Lorsque j'ai vu passer une publication de Bragelonne à propos de cette trilogie (en substance : "si vous aimez: les histoires de vengeance, les trucs dark, les personnages durs, les passés violents [etc] , ce livre est pour vous !) qui semblait m'être directement adressée, ni une ni deux, j'ai sauté sur des exemplaires d'occasion. Difficile de passer à côté lorsqu'on énumère tous les mots clefs des histoires qui me font vibrer !
Si j'aime la low/dark fantasy, il faut croire que ça faisait un petit moment que je n'en avais pas lu, car ça commence directement dans le vif du sujet, et il faut dire que je ne m'attendais pas à ce que ce soit si crade d'entrée (j'avais peut être un peu perdu foi devant les différences entre les annonces et avis et le contenu même desdits livres. Chacun son échelle de valeur, après tout !).
Une fois la surprise passée, et au moins ça annonce la couleur, j'ai lu dans un temps record ce premier opus. L'écriture, sans se démarquer follement, est maîtrisée, le personnage principal est d'un grinçant au possible, dans un monde qu'on suppose médiéval mais qui se révèle bien plus que ça...
J'ai été vraiment stupéfaite de lire (ici et ailleurs) des avis et critiques où pas mal de gens semblaient complètement être passés à côté du fait que s'il s'agit d'un récit med-fan, l'univers lui est bel et bien post-apocalyptique.
Ce que certains pointent du doigt comme un manque d'originalité et d'idées, je le qualifierai volontiers de ligne directrice mais à prise à contre-pied de ce qu'on a l'habitude de lire/voir.
D'entrée de jeu, nous avons une carte qui ressemble énormément dans son découpage géographique comme dans ses noms, à notre Europe.
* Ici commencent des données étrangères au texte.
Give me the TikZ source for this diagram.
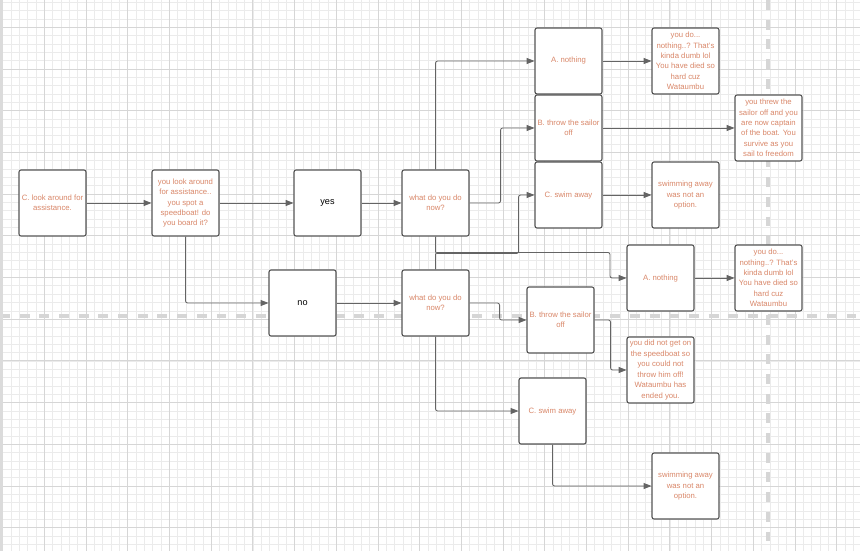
\documentclass[tikz,border=0pt]{standalone}
\usepackage{fontspec}
\setmainfont{Liberation Sans}
\usetikzlibrary{arrows.meta}
\definecolor{txtorange}{RGB}{217,135,105}
\definecolor{boxgray}{RGB}{85,85,85}
\definecolor{linegray}{RGB}{100,100,100}

\begin{document}
\begin{tikzpicture}[x=0.025cm, y=-0.025cm,
  box/.style={draw=boxgray, line width=0.8pt, fill=white, rounded corners=1.5pt,
    minimum width=1.675cm, minimum height=1.65cm, inner sep=0pt, align=center,
    text=txtorange, font=\fontsize{5.5}{7.4}\selectfont},
  plainbox/.style={box, text=black, font=\fontsize{6.5}{8}\selectfont},
  link/.style={draw=linegray, line width=0.6pt, rounded corners=1.5pt,
    -{Triangle[length=5.5pt, width=4.2pt]}},
  minorgrid/.style={draw=black!8, line width=0.5pt},
  majorgrid/.style={draw=black!16, line width=0.6pt},
  guide/.style={draw=black!16, line width=2.2pt, dash pattern=on 7pt off 7pt}]

\useasboundingbox (0,0) rectangle (860,551);
\fill[white] (0,0) rectangle (860,551);

% background grid
\foreach \k in {0,...,103}
  \draw[minorgrid] ({2.7+8.34*\k},0) -- ({2.7+8.34*\k},551);
\foreach \k in {0,...,66}
  \draw[minorgrid] (0,{2.28+8.34*\k}) -- (860,{2.28+8.34*\k});
\foreach \k in {0,...,20}
  \draw[majorgrid] ({2.7+41.7*\k},0) -- ({2.7+41.7*\k},551);
\foreach \k in {0,...,12}
  \draw[majorgrid] (0,{27.3+41.7*\k}) -- (860,{27.3+41.7*\k});
\draw[guide] (0,316) -- (860,316);
\draw[guide] (768,0) -- (768,551);
\fill[black!14] (0,0) rectangle (3,551);

% Start
\node[box] (look)  at (52.5,203)  {C. look around for\\assistance.};
\node[box] (board) at (185.5,203) {you look around\\for assistance..\\you spot a\\speedboat! do\\you board it?};
\node[plainbox] (yes) at (327.5,203) {yes};
\node[plainbox] (no)  at (302.5,303) {no};
\node[box] (what1) at (435.5,203) {what do you do\\now?};
\node[box] (what2) at (435.5,303) {what do you do\\now?};

% Branch: yes
\node[box] (A1) at (568.5,61)  {A. nothing};
\node[box] (B1) at (568.5,128) {B. throw the sailor\\off};
\node[box] (C1) at (568.5,195) {C. swim away};
\node[box] (rA1) at (685.5,61)  {you do...\\nothing..? That's\\kinda dumb lol\\You have died so\\hard cuz\\Wataumbu};
\node[box] (rB1) at (768.5,128) {you threw the\\sailor off and you\\are now captain\\of the boat. You\\survive as you\\sail to freedom};
\node[box] (rC1) at (685.5,195) {swimming away\\was not an\\option.};

% Branch: no
\node[box] (A2) at (660.5,278) {A. nothing};
\node[box] (B2) at (560.5,320) {B. throw the sailor\\off};
\node[box] (C2) at (552.5,411) {C. swim away};
\node[box] (rA2) at (768.5,278) {you do...\\nothing..? That's\\kinda dumb lol\\You have died so\\hard cuz\\Wataumbu};
\node[box] (rB2) at (660.5,370) {you did not get on\\the speedboat so\\you could not\\throw him off!\\Wataumbu has\\ended you.};
\node[box] (rC2) at (685.5,486) {swimming away\\was not an\\option.};

% Connectors
\draw[link] (look) -- (board);
\draw[link] (board) -- (yes);
\draw[link] (board.south) |- (no.west);
\draw[link] (yes) -- (what1);
\draw[link] (no) -- (what2);
\draw[link] (what1.north) |- (A1.west);
\draw[link] (what1.east) -- ++(31,0) |- (B1.west);
\draw[link] (what1.south) -- ++(0,17) -- ++(83,0) |- (C1.west);
\draw[link] (what2.north) -- ++(0,-17) -- ++(174.5,0) |- (A2.west);
\draw[link] (what2.east) -- ++(30,0) |- (B2.west);
\draw[link] (what2.south) |- (C2.west);
\draw[link] (A1) -- (rA1);
\draw[link] (B1) -- (rB1);
\draw[link] (C1) -- (rC1);
\draw[link] (A2) -- (rA2);
\draw[link] (B2.east) -- ++(16,0) |- (rB2.west);
\draw[link] (C2.south) |- (rC2.west);

\end{tikzpicture}
\end{document}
Au début, cela ne m'a pas choquée, au lieu de penser que l'auteur ne s'était pas foulé (comme j'ai pu le lire dans d'autres avis, me hérissant le poil au passage), j'ai pensé qu'il s'agissait là d'un Moyen-Âge alternatif, certes pas très commun, mais similaire à ce que d'autres auteurs ont pu utiliser.
Ensuite, quelques indications sont données ci et là par les personnages, ça évoque
Platon,
Plutarque, ce qui jusque là corrobore la thèse du Moyen-Âge alternatif, et...
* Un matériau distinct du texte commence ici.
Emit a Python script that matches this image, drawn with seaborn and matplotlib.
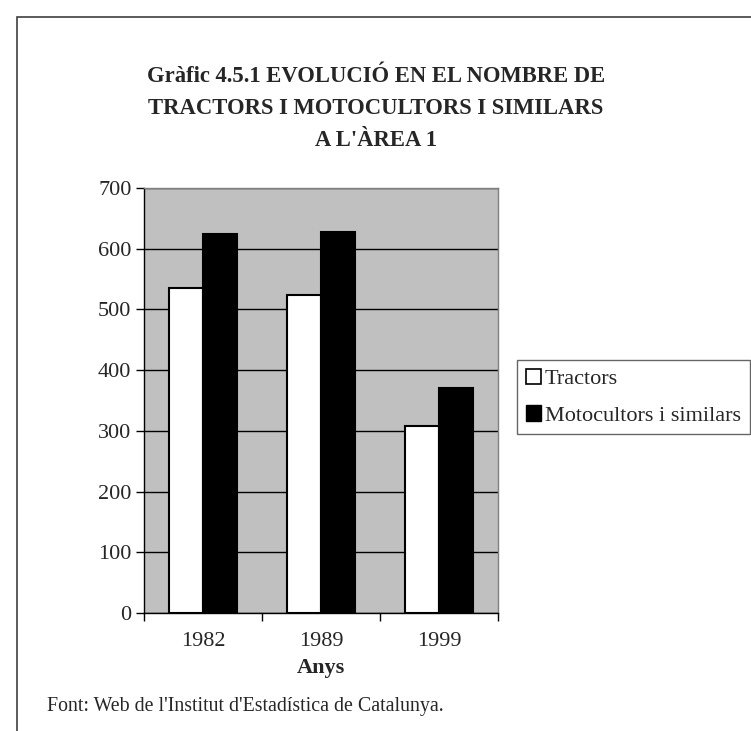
import pandas as pd
import matplotlib.pyplot as plt
import matplotlib.patches as mpatches
import seaborn as sns

# data
anys = ['1982', '1989', '1999']
tractors = [536, 523, 308]
motocultors = [625, 628, 371]
series = ['Tractors', 'Motocultors i similars']

df = pd.DataFrame({
    'any': anys * 2,
    'serie': [series[0]] * 3 + [series[1]] * 3,
    'valor': tractors + motocultors,
})

sns.set_theme(style="white")
plt.rcParams['font.family'] = ['Liberation Serif', 'DejaVu Serif']

W, H = 751, 731
fig = plt.figure(figsize=(W / 100, H / 100), dpi=100)
ax = fig.add_axes([144 / W, 1 - 613 / H, 354 / W, 425 / H])

sns.barplot(data=df, x='any', y='valor', hue='serie', hue_order=series,
            palette={series[0]: 'white', series[1]: 'black'},
            width=0.58, edgecolor='black', linewidth=1.5, ax=ax, legend=False)

ax.set_facecolor('#c0c0c0')
ax.set_ylim(0, 700)
ax.set_xlim(-0.5, 2.5)
ax.set_yticks(range(0, 701, 100))
ax.yaxis.grid(True, color='black', linewidth=1)
ax.set_axisbelow(True)
ax.tick_params(axis='y', labelsize=16, length=6, width=1, color='black',
               direction='out', left=True, pad=3)

ax.set_xticks([-0.5, 0.5, 1.5, 2.5])
ax.set_xticklabels([])
ax.set_xticks([0, 1, 2], minor=True)
ax.set_xticklabels(anys, minor=True)
ax.tick_params(axis='x', which='major', length=6, width=1, color='black',
               direction='out', bottom=True)
ax.tick_params(axis='x', which='minor', length=0, labelsize=16, pad=14)

ax.set_xlabel('Anys', fontsize=16, fontweight='bold', labelpad=5)
ax.set_ylabel('')
for side in ['top', 'right']:
    ax.spines[side].set_color('#808080')
    ax.spines[side].set_linewidth(1)
for side in ['left', 'bottom']:
    ax.spines[side].set_color('black')
    ax.spines[side].set_linewidth(1)

# legend
handles = [mpatches.Patch(facecolor='white', edgecolor='black', linewidth=1.2, label=series[0]),
           mpatches.Patch(facecolor='black', edgecolor='black', label=series[1])]
leg = fig.legend(handles=handles, loc='upper left',
                 bbox_to_anchor=(517 / W, 1 - 360 / H), fontsize=16,
                 frameon=True, fancybox=False, edgecolor='#404040',
                 handlelength=0.7, handleheight=0.7, handletextpad=0.15,
                 labelspacing=0.7, borderpad=0.4, borderaxespad=0)
leg.get_frame().set_linewidth(1)

# title
title = ["Gràfic 4.5.1 EVOLUCIÓ EN EL NOMBRE DE",
         "TRACTORS I MOTOCULTORS I SIMILARS",
         "A L'ÀREA 1"]
for i, line in enumerate(title):
    fig.text(376 / W, 1 - (76 + 32 * i) / H, line, ha='center', va='center',
             fontsize=16.3, fontweight='bold')

fig.text(47 / W, 1 - 706 / H, "Font: Web de l'Institut d'Estadística de Catalunya.",
         ha='left', va='center', fontsize=14.3)

# outer frame
fig.patches.append(mpatches.Rectangle((17 / W, -0.1), 1.2, 1 - 17 / H + 0.1,
                                      transform=fig.transFigure, fill=False,
                                      edgecolor='#404040', linewidth=1.2))

fig.savefig('out.png', dpi=100)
Nietzsche. Alors là, si vous n'avez pas ne serait-ce qu'un micron de bout de puce à l'oreille...
Partir du principe que l'auteur se trompe plutôt qu'il y a un réel intérêt informatif pour son écrit, c'est assez discutable. Mais passons.
Car nous avons confirmation par la suite qu'il s'agit bien de notre Europe, mais à un âge futur... qui serait ironiquement retombé au Moyen-äge ! D'autres informations sont données sur la temporalité, et on ne peut s'empêcher de décrypter avec nos yeux actuels ce que les personnages voient avec les leurs : l'acier des bâtisseurs qui ne rouille pas devient de l'inox, la pierre magiquement renforcée de fer devient du béton armé, les tunnels souterrains munis de chemins de métal se révèlent lignes de métro...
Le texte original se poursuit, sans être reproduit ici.